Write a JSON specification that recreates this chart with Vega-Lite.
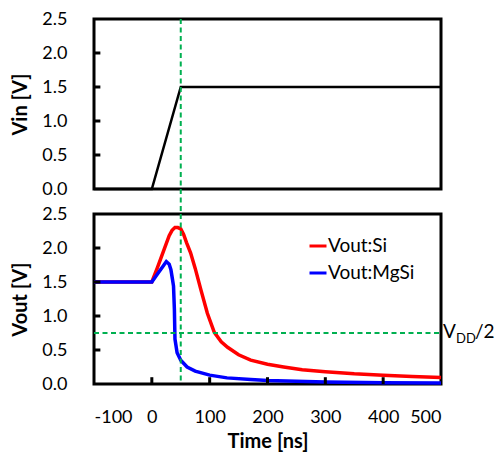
{
  "$schema": "https://vega.github.io/schema/vega-lite/v6.json",
  "background": "white",
  "padding": {"left": 9, "top": 8, "right": 2, "bottom": 2},
  "spacing": 25,
  "bounds": "flush",
  "config": {
    "font": "Lato",
    "view": {"stroke": "black", "strokeWidth": 3},
    "axis": {
      "labelFont": "Lato", "labelFontSize": 18, "labelColor": "black",
      "titleFont": "Lato", "titleFontSize": 20, "titleFontWeight": "bold", "titleColor": "black",
      "grid": false, "domain": false, "ticks": false, "labelOverlap": false, "tickCount": 10
    },
    "legend": {
      "labelFont": "Lato", "labelFontSize": 19, "labelColor": "black",
      "symbolType": "stroke", "symbolStrokeWidth": 3, "symbolSize": 289, "rowPadding": 7, "labelOffset": 0
    }
  },
  "datasets": {
    "vin": [
      {"t": -100, "v": 0}, {"t": 0, "v": 0}, {"t": 50, "v": 1.5}, {"t": 500, "v": 1.5}
    ],
    "one": [{}],
    "xt": [{"t": 0}, {"t": 100}, {"t": 200}, {"t": 300}, {"t": 400}],
    "yt": [{"v": 0.5}, {"v": 1}, {"v": 1.5}, {"v": 2}],
    "vout": [
      {"s": "Vout:Si", "t": -100, "v": 1.5}, {"s": "Vout:Si", "t": 0, "v": 1.5},
      {"s": "Vout:Si", "t": 10, "v": 1.72}, {"s": "Vout:Si", "t": 20, "v": 1.95},
      {"s": "Vout:Si", "t": 30, "v": 2.18}, {"s": "Vout:Si", "t": 35, "v": 2.26},
      {"s": "Vout:Si", "t": 40, "v": 2.3}, {"s": "Vout:Si", "t": 45, "v": 2.3},
      {"s": "Vout:Si", "t": 50, "v": 2.28}, {"s": "Vout:Si", "t": 55, "v": 2.2},
      {"s": "Vout:Si", "t": 60, "v": 2.08}, {"s": "Vout:Si", "t": 67, "v": 1.93},
      {"s": "Vout:Si", "t": 75, "v": 1.7}, {"s": "Vout:Si", "t": 85, "v": 1.38},
      {"s": "Vout:Si", "t": 96, "v": 1.04}, {"s": "Vout:Si", "t": 108, "v": 0.76},
      {"s": "Vout:Si", "t": 120, "v": 0.62}, {"s": "Vout:Si", "t": 131, "v": 0.54},
      {"s": "Vout:Si", "t": 150, "v": 0.43}, {"s": "Vout:Si", "t": 171, "v": 0.35},
      {"s": "Vout:Si", "t": 200, "v": 0.29}, {"s": "Vout:Si", "t": 228, "v": 0.25},
      {"s": "Vout:Si", "t": 260, "v": 0.21}, {"s": "Vout:Si", "t": 300, "v": 0.18},
      {"s": "Vout:Si", "t": 350, "v": 0.15}, {"s": "Vout:Si", "t": 400, "v": 0.13},
      {"s": "Vout:Si", "t": 450, "v": 0.11}, {"s": "Vout:Si", "t": 500, "v": 0.095},
      {"s": "Vout:MgSi", "t": -100, "v": 1.5}, {"s": "Vout:MgSi", "t": 0, "v": 1.5},
      {"s": "Vout:MgSi", "t": 10, "v": 1.62}, {"s": "Vout:MgSi", "t": 20, "v": 1.74},
      {"s": "Vout:MgSi", "t": 25, "v": 1.8}, {"s": "Vout:MgSi", "t": 30, "v": 1.76},
      {"s": "Vout:MgSi", "t": 33, "v": 1.68}, {"s": "Vout:MgSi", "t": 35.5, "v": 1.55},
      {"s": "Vout:MgSi", "t": 37.5, "v": 1.44}, {"s": "Vout:MgSi", "t": 39, "v": 1.1},
      {"s": "Vout:MgSi", "t": 40, "v": 0.66}, {"s": "Vout:MgSi", "t": 43.7, "v": 0.46},
      {"s": "Vout:MgSi", "t": 50, "v": 0.35}, {"s": "Vout:MgSi", "t": 61, "v": 0.25},
      {"s": "Vout:MgSi", "t": 75, "v": 0.19}, {"s": "Vout:MgSi", "t": 100, "v": 0.13},
      {"s": "Vout:MgSi", "t": 130, "v": 0.09}, {"s": "Vout:MgSi", "t": 171, "v": 0.065},
      {"s": "Vout:MgSi", "t": 200, "v": 0.05}, {"s": "Vout:MgSi", "t": 250, "v": 0.04},
      {"s": "Vout:MgSi", "t": 300, "v": 0.03}, {"s": "Vout:MgSi", "t": 400, "v": 0.02},
      {"s": "Vout:MgSi", "t": 500, "v": 0.015}
    ]
  },
  "vconcat": [
    {
      "width": 347, "height": 170,
      "layer": [
        {
          "data": {"name": "vin"},
          "mark": {"type": "line", "color": "black", "strokeWidth": 2.5},
          "encoding": {
            "x": {"field": "t", "type": "quantitative", "scale": {"domain": [-100, 500], "nice": false}, "axis": null},
            "y": {"field": "v", "type": "quantitative", "scale": {"domain": [0, 2.5], "nice": false},
                  "axis": {"title": "Vin [V]", "values": [0, 0.5, 1, 1.5, 2, 2.5], "format": ".1f", "labelPadding": 27, "titlePadding": 11}}
          }
        },
        {
          "data": {"name": "yt"},
          "mark": {"type": "rule", "color": "black", "strokeWidth": 3},
          "encoding": {
            "x": {"datum": -100, "type": "quantitative"},
            "x2": {"datum": -89},
            "y": {"field": "v", "type": "quantitative"}
          }
        },
        {
          "data": {"name": "one"},
          "mark": {"type": "rule", "color": "#00b050", "strokeWidth": 2, "strokeDash": [5, 3.5]},
          "encoding": {
            "x": {"datum": 50, "type": "quantitative"},
            "y": {"datum": 2.5, "type": "quantitative"},
            "y2": {"datum": -0.37}
          }
        }
      ]
    },
    {
      "width": 347, "height": 170,
      "layer": [
        {
          "data": {"name": "vout"},
          "mark": {"type": "line", "strokeWidth": 3.5},
          "encoding": {
            "x": {"field": "t", "type": "quantitative", "scale": {"domain": [-100, 500], "nice": false},
                  "axis": {"title": "Time [ns]", "values": [-100, 0, 100, 200, 300, 400, 500], "labelExpr": "'' + datum.value", "labelPadding": 24, "titlePadding": 5}},
            "y": {"field": "v", "type": "quantitative", "scale": {"domain": [0, 2.5], "nice": false},
                  "axis": {"title": "Vout [V]", "values": [0, 0.5, 1, 1.5, 2, 2.5], "format": ".1f", "labelPadding": 27, "titlePadding": 11}},
            "color": {"field": "s", "type": "nominal",
                      "scale": {"domain": ["Vout:Si", "Vout:MgSi"], "range": ["#ff0000", "#0000ff"]},
                      "legend": {"title": null, "orient": "none", "legendX": 214, "legendY": 217}},
            "order": {"field": "t", "type": "quantitative"}
          }
        },
        {
          "data": {"name": "yt"},
          "mark": {"type": "rule", "color": "black", "strokeWidth": 3},
          "encoding": {
            "x": {"datum": -100, "type": "quantitative"},
            "x2": {"datum": -89},
            "y": {"field": "v", "type": "quantitative"}
          }
        },
        {
          "data": {"name": "xt"},
          "mark": {"type": "rule", "color": "black", "strokeWidth": 3},
          "encoding": {
            "x": {"field": "t", "type": "quantitative"},
            "y": {"datum": 0, "type": "quantitative"},
            "y2": {"datum": 0.1}
          }
        },
        {
          "data": {"name": "one"},
          "mark": {"type": "rule", "color": "#00b050", "strokeWidth": 2, "strokeDash": [5, 3.5]},
          "encoding": {
            "x": {"datum": 50, "type": "quantitative"},
            "y": {"datum": 2.5, "type": "quantitative"},
            "y2": {"datum": 0}
          }
        },
        {
          "data": {"name": "one"},
          "mark": {"type": "rule", "color": "#00b050", "strokeWidth": 2, "strokeDash": [5, 3.5]},
          "encoding": {
            "x": {"datum": -100, "type": "quantitative"},
            "x2": {"datum": 500},
            "y": {"datum": 0.75, "type": "quantitative"}
          }
        },
        {
          "data": {"name": "one"},
          "mark": {"type": "text", "text": "V", "align": "left", "baseline": "alphabetic", "fontSize": 19, "dx": 2, "dy": 5, "font": "Lato", "color": "black"},
          "encoding": {"x": {"datum": 500, "type": "quantitative"}, "y": {"datum": 0.75, "type": "quantitative"}}
        },
        {
          "data": {"name": "one"},
          "mark": {"type": "text", "text": "DD", "align": "left", "baseline": "alphabetic", "fontSize": 13, "dx": 15, "dy": 10, "font": "Lato", "color": "black"},
          "encoding": {"x": {"datum": 500, "type": "quantitative"}, "y": {"datum": 0.75, "type": "quantitative"}}
        },
        {
          "data": {"name": "one"},
          "mark": {"type": "text", "text": "/2", "align": "left", "baseline": "alphabetic", "fontSize": 19, "dx": 34, "dy": 5, "font": "Lato", "color": "black"},
          "encoding": {"x": {"datum": 500, "type": "quantitative"}, "y": {"datum": 0.75, "type": "quantitative"}}
        }
      ]
    }
  ]
}
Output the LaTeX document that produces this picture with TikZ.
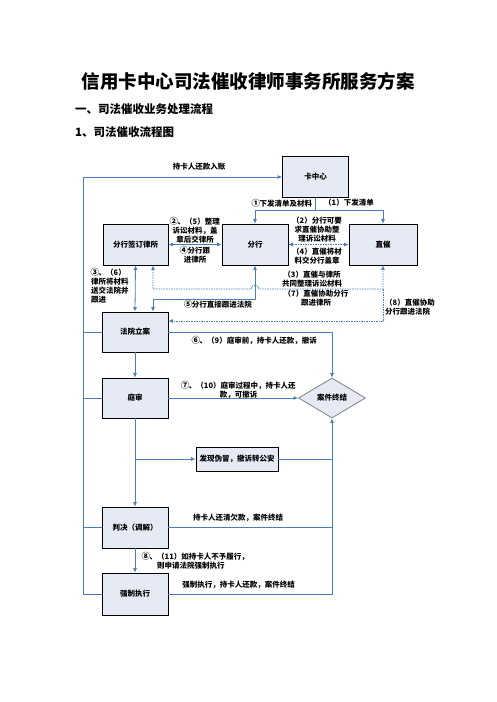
\documentclass[tikz,border=0pt]{standalone}
\usepackage{fontspec}
\setmainfont{Noto Sans CJK SC}
\usetikzlibrary{arrows.meta,shapes.geometric}
\definecolor{lnblue}{HTML}{4A7EBB}
\definecolor{boxfill}{HTML}{E6EAF5}
\newcommand{\cnum}[1]{\makebox[1em][c]{\fontsize{8.5}{9}\selectfont #1}}
\begin{document}
\begin{tikzpicture}[x=1pt,y=-1pt,
 box/.style={draw=black,line width=0.8pt,fill=boxfill,minimum width=66pt,minimum height=41pt,inner sep=0pt,font=\fontsize{7.5}{9}\selectfont\bfseries},
 ln/.style={draw=lnblue,line width=0.8pt},
 dsh/.style={ln,dash pattern=on 1.5pt off 1pt},
 tip/.style={-{Latex[length=4.5pt,width=4pt]}},
 tips/.style={{Latex[length=4.5pt,width=4pt]}-{Latex[length=4.5pt,width=4pt]}},
 lbl/.style={font=\fontsize{7.5}{9}\selectfont\bfseries,inner sep=0pt,align=center}]
\fill[white] (0,0) rectangle (496,702);
\useasboundingbox (0,0) rectangle (496,702);

% titles
\node[font=\fontsize{18.5}{20}\selectfont\bfseries,inner sep=0pt] (title) at (248,81) {信用卡中心司法催收律师事务所服务方案};
\node[font=\fontsize{11.5}{13}\selectfont\bfseries,inner sep=0pt,anchor=west] (h1) at (75,109) {一、司法催收业务处理流程};
\node[font=\fontsize{11.5}{13}\selectfont\bfseries,inner sep=0pt,anchor=west] (h2) at (75,132) {1、司法催收流程图};

% boxes
\node[box] (kzx) at (315.5,177) {卡中心};
\node[box,minimum width=65pt] (fhls) at (135.5,244.5) {分行签订律所};
\node[box] (fh) at (255,244.5) {分行};
\node[box,minimum width=68pt] (zc) at (383,244.5) {直催};
\node[box,minimum height=40pt] (fy) at (135,332) {法院立案};
\node[box,minimum height=40pt] (ts) at (135,398) {庭审};
\node[draw=gray,line width=0.8pt,fill=boxfill,shape=diamond,minimum width=67pt,minimum height=40pt,inner sep=0pt,font=\fontsize{7.5}{9}\selectfont\bfseries] (an) at (332,398) {案件终结};
\node[box,minimum width=82pt,minimum height=24pt] (fx) at (237,459) {发现伪冒，撤诉转公安};
\node[box] (pj) at (135,527.5) {判决（调解）};
\node[box,minimum height=42pt] (qz) at (135,594) {强制执行};

% helper coordinates
\coordinate (ks) at (315.5,210);
\coordinate (L) at (83,177);
\coordinate (c5) at (255,299);
\coordinate (c5b) at (153,299);
\coordinate (d1) at (153,289);
\coordinate (j1) at (251,289);
\coordinate (j2) at (259,289);
\coordinate (d2) at (383,289);
\coordinate (d8) at (383,321);

% top distribution
\draw[ln] (kzx.south) -- (ks);
\draw[ln,tip] (ks) -| (fh.north);
\draw[ln,tip] (ks) -| (zc.north);

% left return loop
\draw[ln,tip] (qz.west) -| (L) -- (kzx.west);
\draw[ln] (fy.west) -- (fy.west -| L);
\draw[ln] (ts.west) -- (ts.west -| L);
\draw[ln] (pj.west) -- (pj.west -| L);

% middle row
\draw[ln,tips] (fhls.east) -- (fh.west);
\draw[dsh,tips] (fh.east) -- (zc.west);
\draw[ln,tips] (fhls.south) -- (fy.north);
\draw[ln,tips] (fh.south) -- (c5) -- (c5b) -- (c5b |- fy.north);
\draw[dsh,tips] (d1 |- fhls.south) -- (d1) -- (j1) .. controls (251,284) and (259,284) .. (j2) -- (d2) -- (zc.south);
\draw[dsh,tip] (d2) -- (d8) -- (d8 -| fy.east);

% to case end
\draw[ln,tip] (fy.east) -| (an.north);
\draw[ln,tip] (ts.east) -- (an.west);
\draw[ln,tip] (fy.south) -- (ts.north);
\draw[ln,tip] (ts.south) -- (pj.north);
\draw[ln,tip] (ts.south |- fx.west) -- (fx.west);
\draw[ln] (fx.east) -- (fx.east -| an.south);
\draw[ln] (pj.east) -- (pj.east -| an.south);
\draw[ln,tip] (qz.east) -| (an.south);
\draw[ln,tip] (pj.south) -- (qz.north);

% labels
\node[lbl] (t0) at (199,167) {持卡人还款入账};
\node[lbl] (t1) at (282,203) {\cnum{①}下发清单及材料};
\node[lbl] (t2) at (349,203) {（1）下发清单};
\node[lbl] (t3) at (195,230) {\cnum{②}、（5）整理\\诉讼材料，盖\\章后交律所};
\node[lbl] (t4) at (195,255) {\cnum{④}分行跟\\进律所};
\node[lbl] (t5) at (317,229.5) {（2）分行可要\\求直催协助整\\理诉讼材料};
\node[lbl] (t6) at (317,256) {（4）直催将材\\料交分行盖章};
\node[lbl,align=left,anchor=west] (t7) at (91,286) {\cnum{③}、（6）\\律所将材料\\送交法院并\\跟进};
\node[lbl] (t8) at (312,279.5) {（3）直催与律所\\共同整理诉讼材料};
\node[lbl] (t9) at (316,298.5) {（7）直催协助分行\\跟进律所};
\node[lbl] (t10) at (218,304.5) {\cnum{⑤}分行直接跟进法院};
\node[lbl,align=left,anchor=west] (t11) at (385,307.5) {（8）直催协助\\分行跟进法院};
\node[lbl] (t12) at (254.5,340) {\cnum{⑥}、（9）庭审前，持卡人还款，撤诉};
\node[lbl] (t13) at (238.5,389.5) {\cnum{⑦}、（10）庭审过程中，持卡人还\\款，可撤诉};
\node[lbl] (t14) at (238,518) {持卡人还清欠款，案件终结};
\node[lbl,align=left,anchor=west] (t15) at (142,560.5) {\cnum{⑧}、（11）如持卡人不予履行，\\\hspace*{2em}则申请法院强制执行};
\node[lbl] (t16) at (238.5,585) {强制执行，持卡人还款，案件终结};
\end{tikzpicture}
\end{document}
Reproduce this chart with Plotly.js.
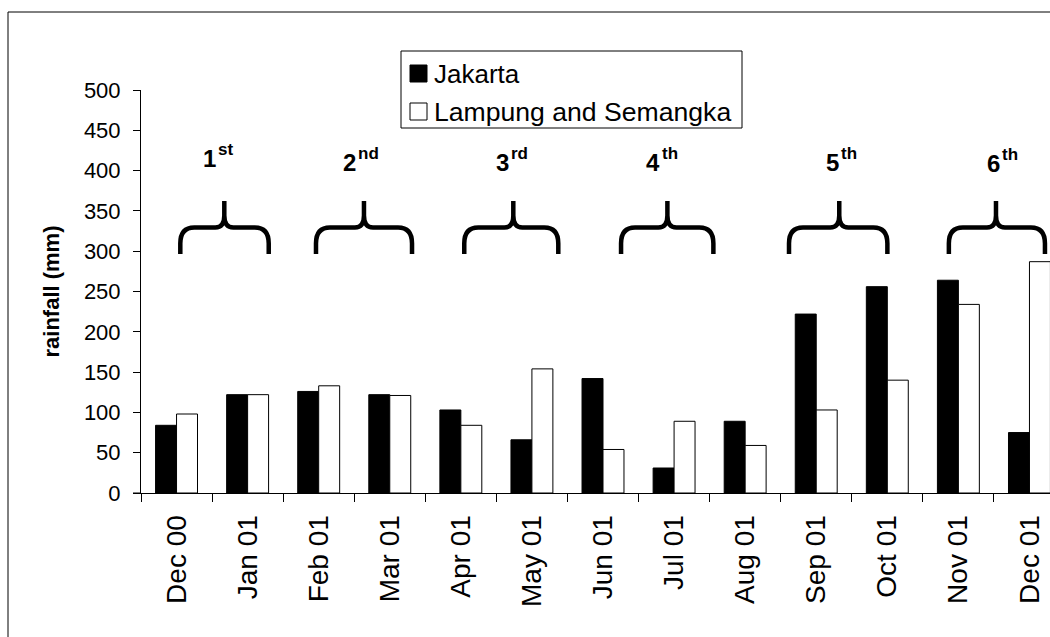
<!DOCTYPE html>
<html>
<head>
<meta charset="utf-8">
<script src="https://cdn.plot.ly/plotly-3.0.1.min.js"></script>
<style>
  html, body { margin: 0; padding: 0; background: #fff; overflow: hidden; }
  #chart { width: 1075px; height: 637px; }
</style>
</head>
<body>
<div id="chart"></div>
<script>
// ---- data ----
const months = ['Dec 00','Jan 01','Feb 01','Mar 01','Apr 01','May 01','Jun 01','Jul 01','Aug 01','Sep 01','Oct 01','Nov 01','Dec 01'];
const jakarta = [84, 122, 126, 122, 103, 66, 142, 31, 89, 222, 256, 264, 75];
const lampung = [98, 122, 133, 121, 84, 154, 54, 89, 59, 103, 140, 234, 287];
const seriesNames = ['Jakarta', 'Lampung and Semangka'];
const ordinalNumbers = ['1', '2', '3', '4', '5', '6'];
const ordinalSuffixes = ['st', 'nd', 'rd', 'th', 'th', 'th'];

// ---- layout geometry (pixels) ----
const FONT = 'Liberation Sans, Arial, Helvetica, sans-serif';
const ML = 141, MT = 90, PW = 924, PH = 403, FULLW = 1075, FULLH = 637;
const px = x => (x - ML) / PW;              // pixel x -> paper
const py = y => (MT + PH - y) / PH;         // pixel y -> paper

// brace spans: [left, right, tip] in category-index units
const braceSpans = [
  [0.053, 1.297, 0.672],
  [1.962, 3.313, 2.637],
  [4.048, 5.371, 4.738],
  [6.254, 7.553, 6.906],
  [8.617, 10.001, 9.324],
  [10.866, 12.218, 11.529]
];
// ordinal label placement: x of the number/suffix junction and baseline (px)
const labelJunctions = [216.5, 357, 509.5, 661, 840, 1001];
const labelBaselines = [169, 173, 173, 173, 173, 174];

const nCat = months.length;
const cx = c => (c + 0.5) / nCat;            // category index -> paper
const yBottom = py(254), yMid = py(227.5), yTip = py(201);
const rx = 14 / PW, ry = 16 / PH;            // end curve radii
const tx = 9 / PW, ty = 12 / PH;             // tip curve radii

const shapes = [];
// outer frame (cropped at right and bottom)
shapes.push({type: 'rect', xref: 'paper', yref: 'paper',
  x0: px(8), x1: px(1300), y0: py(900), y1: py(12),
  line: {color: '#000', width: 1}, fillcolor: 'rgba(0,0,0,0)'});
// small stub of the category axis line left of the value axis
shapes.push({type: 'line', xref: 'paper', yref: 'paper',
  x0: px(133), x1: 0, y0: 0, y1: 0, line: {color: '#000', width: 1}});

braceSpans.forEach(s => {
  const x0 = cx(s[0]), x1 = cx(s[1]), t = cx(s[2]);
  const path =
    `M ${x0},${yBottom} L ${x0},${yMid - ry} Q ${x0},${yMid} ${x0 + rx},${yMid} ` +
    `L ${t - tx},${yMid} Q ${t},${yMid} ${t},${yMid + ty} L ${t},${yTip} ` +
    `L ${t},${yMid + ty} Q ${t},${yMid} ${t + tx},${yMid} ` +
    `L ${x1 - rx},${yMid} Q ${x1},${yMid} ${x1},${yMid - ry} L ${x1},${yBottom}`;
  shapes.push({type: 'path', xref: 'paper', yref: 'paper', path: path,
    line: {color: '#000', width: 4.5}});
});

// custom legend
shapes.push({type: 'rect', xref: 'paper', yref: 'paper',
  x0: px(401), x1: px(742), y0: py(128), y1: py(51),
  line: {color: '#000', width: 1}, fillcolor: '#fff'});
shapes.push({type: 'rect', xref: 'paper', yref: 'paper',
  x0: px(410), x1: px(427), y0: py(82), y1: py(65),
  line: {color: '#000', width: 1}, fillcolor: '#000'});
shapes.push({type: 'rect', xref: 'paper', yref: 'paper',
  x0: px(410), x1: px(427), y0: py(120), y1: py(103),
  line: {color: '#000', width: 1}, fillcolor: '#fff'});

const annotations = [];
annotations.push({xref: 'paper', yref: 'paper', x: px(432), y: py(74),
  xanchor: 'left', yanchor: 'middle', showarrow: false,
  text: seriesNames[0], font: {family: FONT, size: 26, color: '#000'}});
annotations.push({xref: 'paper', yref: 'paper', x: px(432), y: py(112),
  xanchor: 'left', yanchor: 'middle', showarrow: false,
  text: seriesNames[1], font: {family: FONT, size: 26.6, color: '#000'}});

ordinalNumbers.forEach((n, i) => {
  annotations.push({xref: 'paper', yref: 'paper',
    x: px(labelJunctions[i] + 1), y: py(labelBaselines[i] + 5),
    xanchor: 'right', yanchor: 'bottom', showarrow: false, text: n,
    font: {family: FONT, size: 24, color: '#000', weight: 'bold'}});
  annotations.push({xref: 'paper', yref: 'paper',
    x: px(labelJunctions[i] - 1), y: py(labelBaselines[i] - 12 + 3.6),
    xanchor: 'left', yanchor: 'bottom', showarrow: false, text: ordinalSuffixes[i],
    font: {family: FONT, size: 17, color: '#000', weight: 'bold'}});
});

const traces = [
  {type: 'bar', name: seriesNames[0], x: months, y: jakarta,
   marker: {color: '#000', line: {color: '#000', width: 1}}},
  {type: 'bar', name: seriesNames[1], x: months, y: lampung,
   marker: {color: '#fff', line: {color: '#000', width: 1}}}
];

const layout = {
  width: FULLW, height: FULLH,
  margin: {l: ML, r: FULLW - ML - PW, t: MT, b: FULLH - MT - PH, pad: 0},
  paper_bgcolor: '#fff', plot_bgcolor: '#fff',
  showlegend: false,
  barmode: 'group', bargap: 0.41, bargroupgap: 0,
  font: {family: FONT, color: '#000'},
  xaxis: {
    type: 'category', range: [-0.5, nCat - 0.5],
    showline: true, linecolor: '#000', linewidth: 1,
    ticks: 'outside', tickson: 'boundaries', ticklen: 8, tickcolor: '#000', tickwidth: 1,
    tickangle: -90, tickfont: {family: FONT, size: 28, color: '#000'},
    ticklabelstandoff: 10,
    showgrid: false, zeroline: false, automargin: false
  },
  yaxis: {
    range: [0, 500], dtick: 50, tick0: 0,
    showline: true, linecolor: '#000', linewidth: 1,
    ticks: 'outside', ticklen: 7, tickcolor: '#000', tickwidth: 1,
    tickfont: {family: FONT, size: 22, color: '#000'},
    ticklabelstandoff: 8,
    showgrid: false, zeroline: false, automargin: false,
    title: {text: 'rainfall (mm)', font: {family: FONT, size: 22, color: '#000', weight: 'bold'}, standoff: 18}
  },
  shapes: shapes,
  annotations: annotations
};

Plotly.newPlot('chart', traces, layout, {displayModeBar: false, staticPlot: true});
</script>
</body>
</html>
########
• WHAT TO WORK ON: Give only the lines from the one with "Output the LaTeX" to the one with "height=42pt] (qz) at", both included, again and exactly; leave the images out.

• WRITTEN RESPONSE:
Output the LaTeX document that produces this picture with TikZ.
\documentclass[tikz,border=0pt]{standalone}
\usepackage{fontspec}
\setmainfont{Noto Sans CJK SC}
\usetikzlibrary{arrows.meta,shapes.geometric}
\definecolor{lnblue}{HTML}{4A7EBB}
\definecolor{boxfill}{HTML}{E6EAF5}
\newcommand{\cnum}[1]{\makebox[1em][c]{\fontsize{8.5}{9}\selectfont #1}}
\begin{document}
\begin{tikzpicture}[x=1pt,y=-1pt,
 box/.style={draw=black,line width=0.8pt,fill=boxfill,minimum width=66pt,minimum height=41pt,inner sep=0pt,font=\fontsize{7.5}{9}\selectfont\bfseries},
 ln/.style={draw=lnblue,line width=0.8pt},
 dsh/.style={ln,dash pattern=on 1.5pt off 1pt},
 tip/.style={-{Latex[length=4.5pt,width=4pt]}},
 tips/.style={{Latex[length=4.5pt,width=4pt]}-{Latex[length=4.5pt,width=4pt]}},
 lbl/.style={font=\fontsize{7.5}{9}\selectfont\bfseries,inner sep=0pt,align=center}]
\fill[white] (0,0) rectangle (496,702);
\useasboundingbox (0,0) rectangle (496,702);

% titles
\node[font=\fontsize{18.5}{20}\selectfont\bfseries,inner sep=0pt] (title) at (248,81) {信用卡中心司法催收律师事务所服务方案};
\node[font=\fontsize{11.5}{13}\selectfont\bfseries,inner sep=0pt,anchor=west] (h1) at (75,109) {一、司法催收业务处理流程};
\node[font=\fontsize{11.5}{13}\selectfont\bfseries,inner sep=0pt,anchor=west] (h2) at (75,132) {1、司法催收流程图};

% boxes
\node[box] (kzx) at (315.5,177) {卡中心};
\node[box,minimum width=65pt] (fhls) at (135.5,244.5) {分行签订律所};
\node[box] (fh) at (255,244.5) {分行};
\node[box,minimum width=68pt] (zc) at (383,244.5) {直催};
\node[box,minimum height=40pt] (fy) at (135,332) {法院立案};
\node[box,minimum height=40pt] (ts) at (135,398) {庭审};
\node[draw=gray,line width=0.8pt,fill=boxfill,shape=diamond,minimum width=67pt,minimum height=40pt,inner sep=0pt,font=\fontsize{7.5}{9}\selectfont\bfseries] (an) at (332,398) {案件终结};
\node[box,minimum width=82pt,minimum height=24pt] (fx) at (237,459) {发现伪冒，撤诉转公安};
\node[box] (pj) at (135,527.5) {判决（调解）};
\node[box,minimum height=42pt] (qz) at (135,594) {强制执行};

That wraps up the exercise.